Seine Arbeit ist verantwortungsvoll: „Auf meinen Erkenntnissen beruht, welche Inhalte mit der Mannschaft in der Vorbereitung trainiert werden. Für jeden Fehler büßt man im Spiel.“In solchen Momenten zeigt sich auch, wie ernst es die Vorgesetzten mit dem Team-Gedanken nehmen. Ein Anpfiff gehört bei Fehlern dazu, sagt Roser: „Aber es ist ein Unterschied, ob man es so macht, dass der andere daraus etwas lernt, oder ob man den Gegenüber einfach nur anbrüllt.“Was ihn zu Beginn schockiert hat, hat ihn menschlich wachsen lassen: „Ich habe für mich Wege gefunden, auch bei unangenehmen Chefs positiv zu bleiben und das zu beeinflussen, was ich kontrollieren kann. Aber mir war klar, dass das nicht mein Stil ist.“Als Rosers Studentenvisum nach zwei Jahren abläuft, steht die nächste Veränderung ins Haus. In den USA bleibt ihm der nächste Schritt auf der Karriereleiter verwehrt. Also tut er, was er schon oft gemacht hat: Er verschickt hunderte Bewerbungsbriefe – nach Kanada und auch nach Japan, weil die dortige Nationalmannschaft das deutsche Team immer besiegt hatte. Ein Erstliga-Team, die Lixil Deers, zeigt Interesse, fliegt ihn zum Bewerbungsgespräch nach Tokio ein und stellt ihn als Chef der Verteidigung an. Roser ist bis heute angetan von der Disziplin und der Einstellung der Spieler: „Es war unglaublich, in den USA vor 86.000 Zuschauern zu spielen, doch Japan war meine schönste Football-Erfahrung. Man bekam den Rundumservice eines Profiteams, obwohl die Spieler alle Amateure waren. Japan hat die drittbeste Liga der Welt, nach den USA und Kanada.“
Die ELF macht sich nun auf den Weg, dort anzuknüpfen. Als Kölns Teammanager ihm den Chefposten anbot, musste der Königsbrunner nicht lange überlegen: „Ich wollte mich eigentlich aufs Nationalteam konzentrieren. Doch ich habe so lange auf eine professionalisierte Liga in Europa gewartet, dass ich sofort zugesagt habe.“In Köln übernimmt er die beste Offensivreihe der ELF-Premierensaison, mit Ballträger Madre London hat er den wertvollsten Spieler der Liga zur Verfügung. „Und ich bin für den Angriff und die gesamte Teamleistung verantwortlich. Kein Druck also“, sagt Roser und grinst.

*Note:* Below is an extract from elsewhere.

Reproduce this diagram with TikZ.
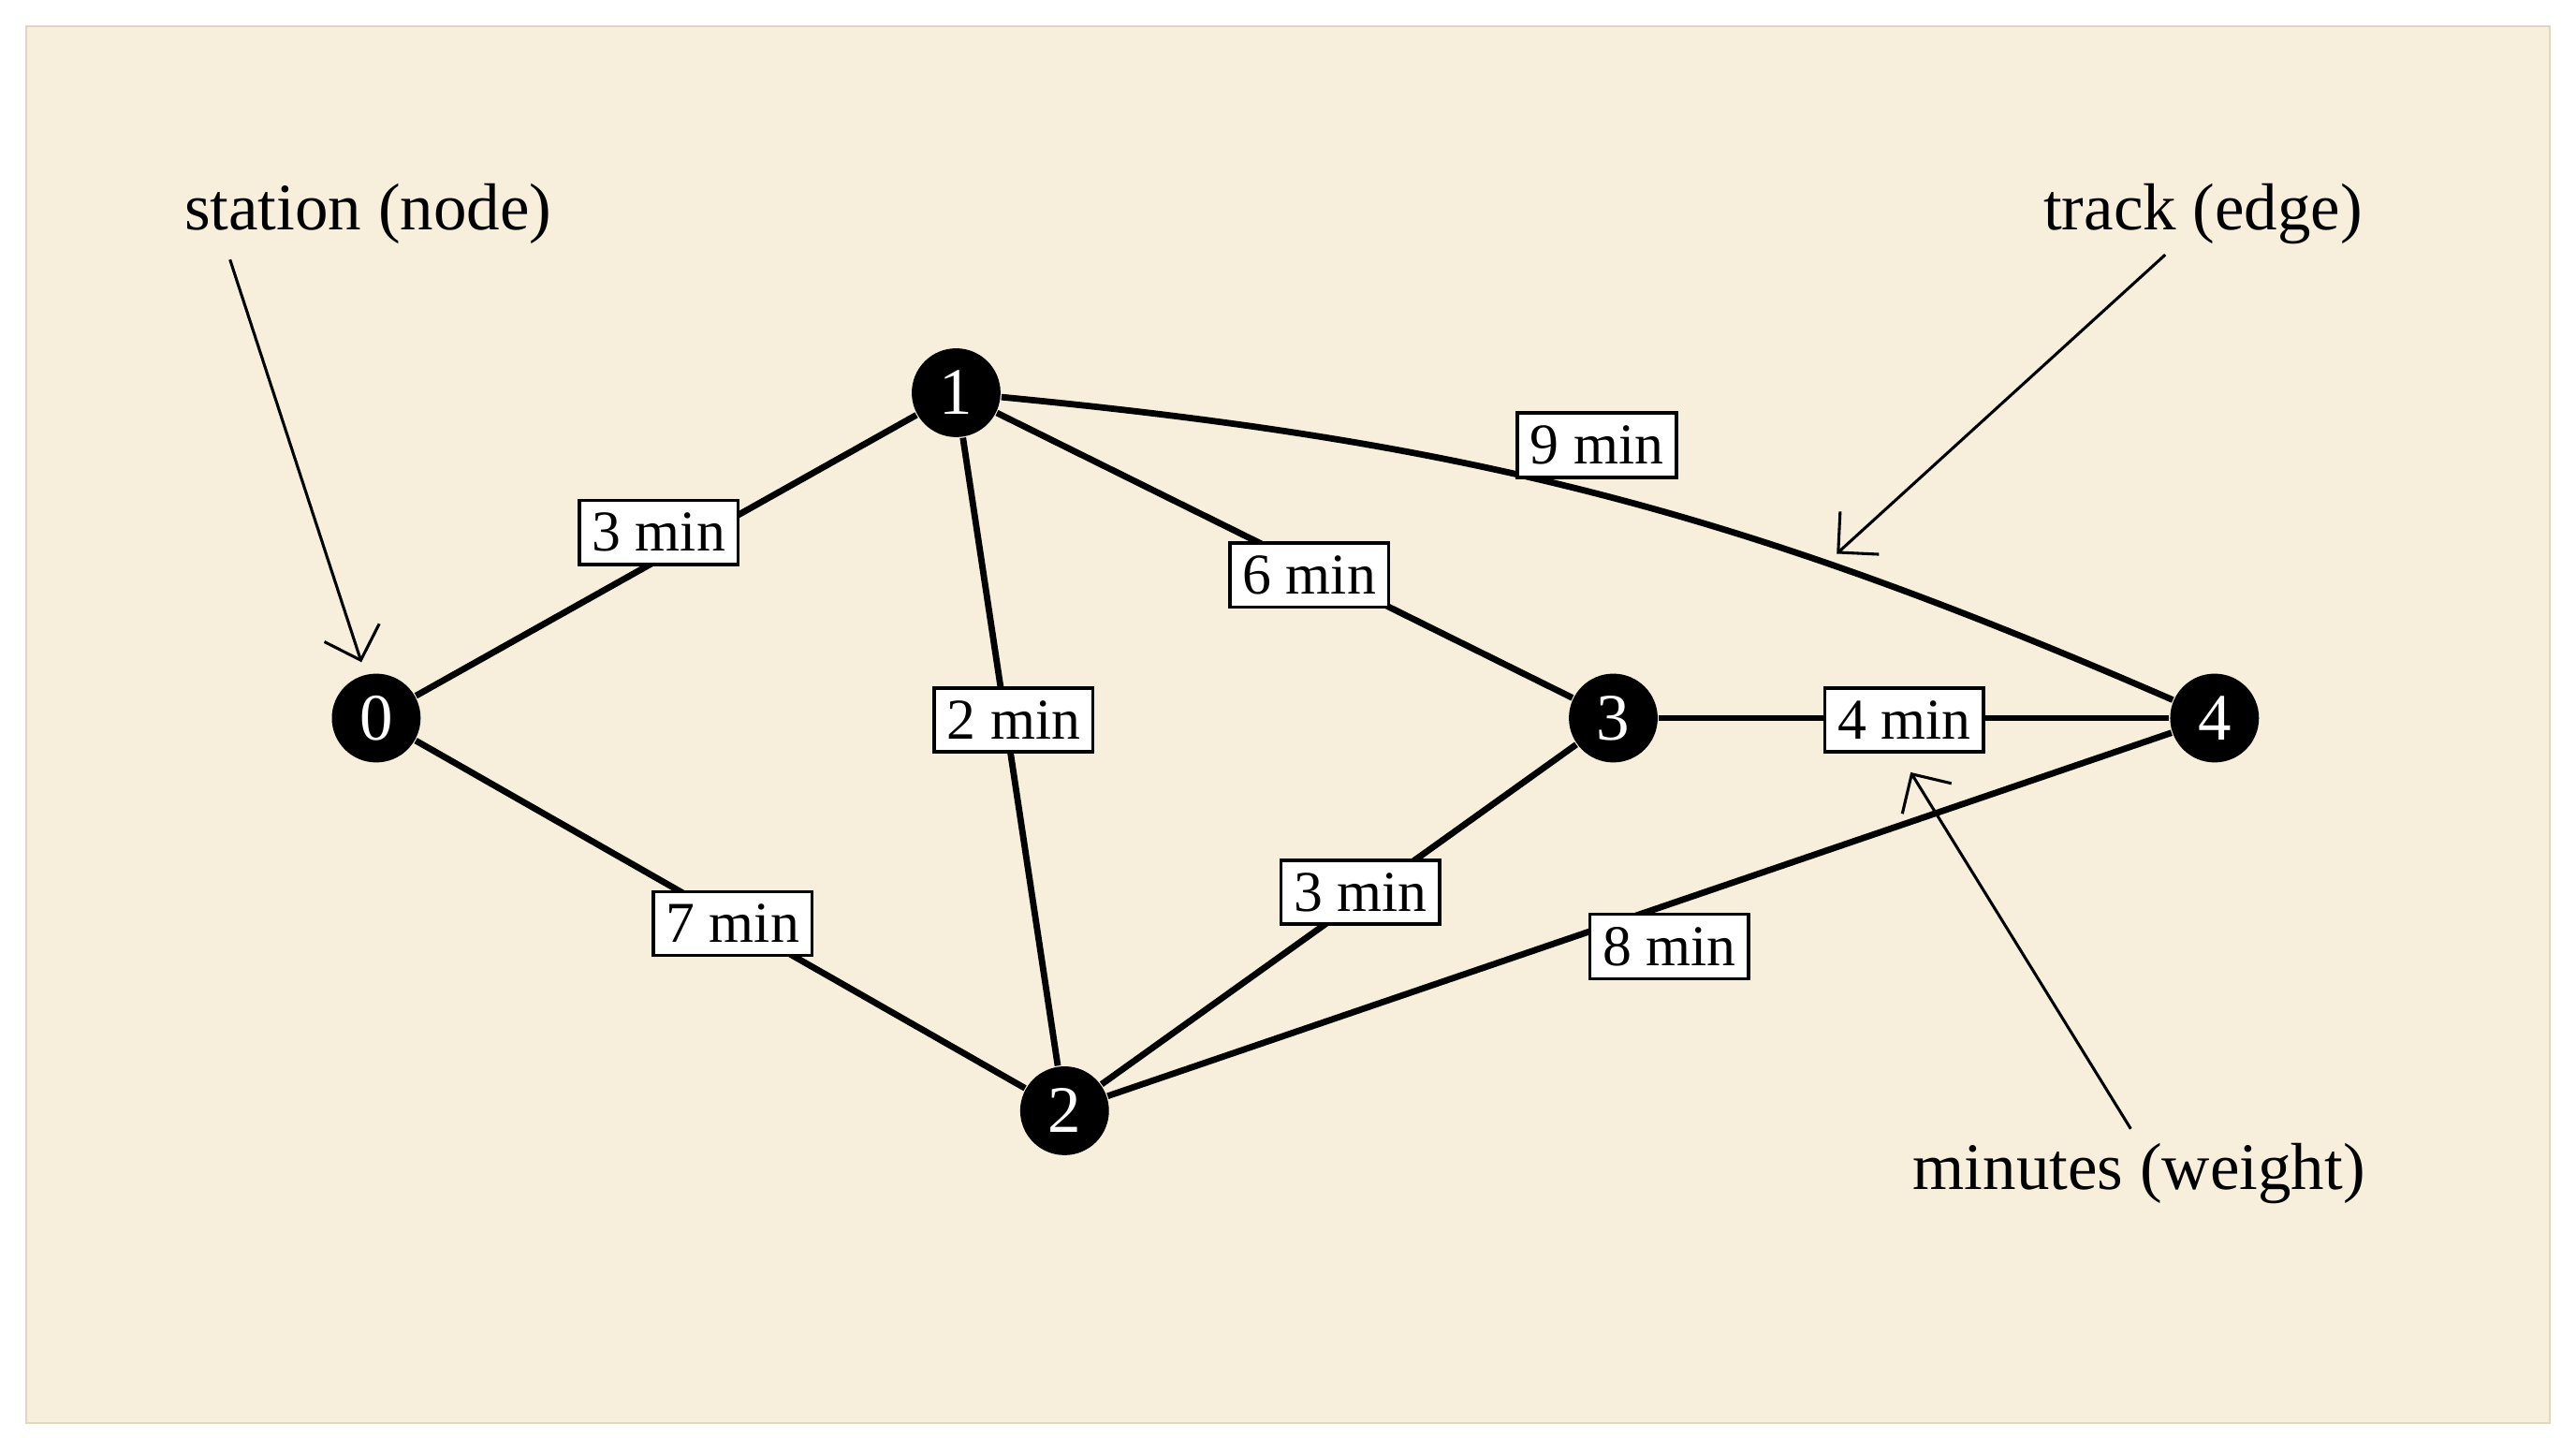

Derzeit stellen alle Teams ihre Kader zusammen, fast täglich führt Roser Gespräche mit Kandidaten. Neben den sportlichen Qualitäten wünscht er sich eine positive Teamkultur: „Wichtig ist mir der Mensch unter dem Helm.“Dazu gehört für ihn eine offene und ehrliche Kommunikation ohne Gebrüll. Als Chef darf er die Leitlinien fürs Team schließlich selbst setzen. Wann das erste Spiel stattfindet, steht noch nicht fest. Das Ziel schon: das Finale am 25. September in Klagenfurt.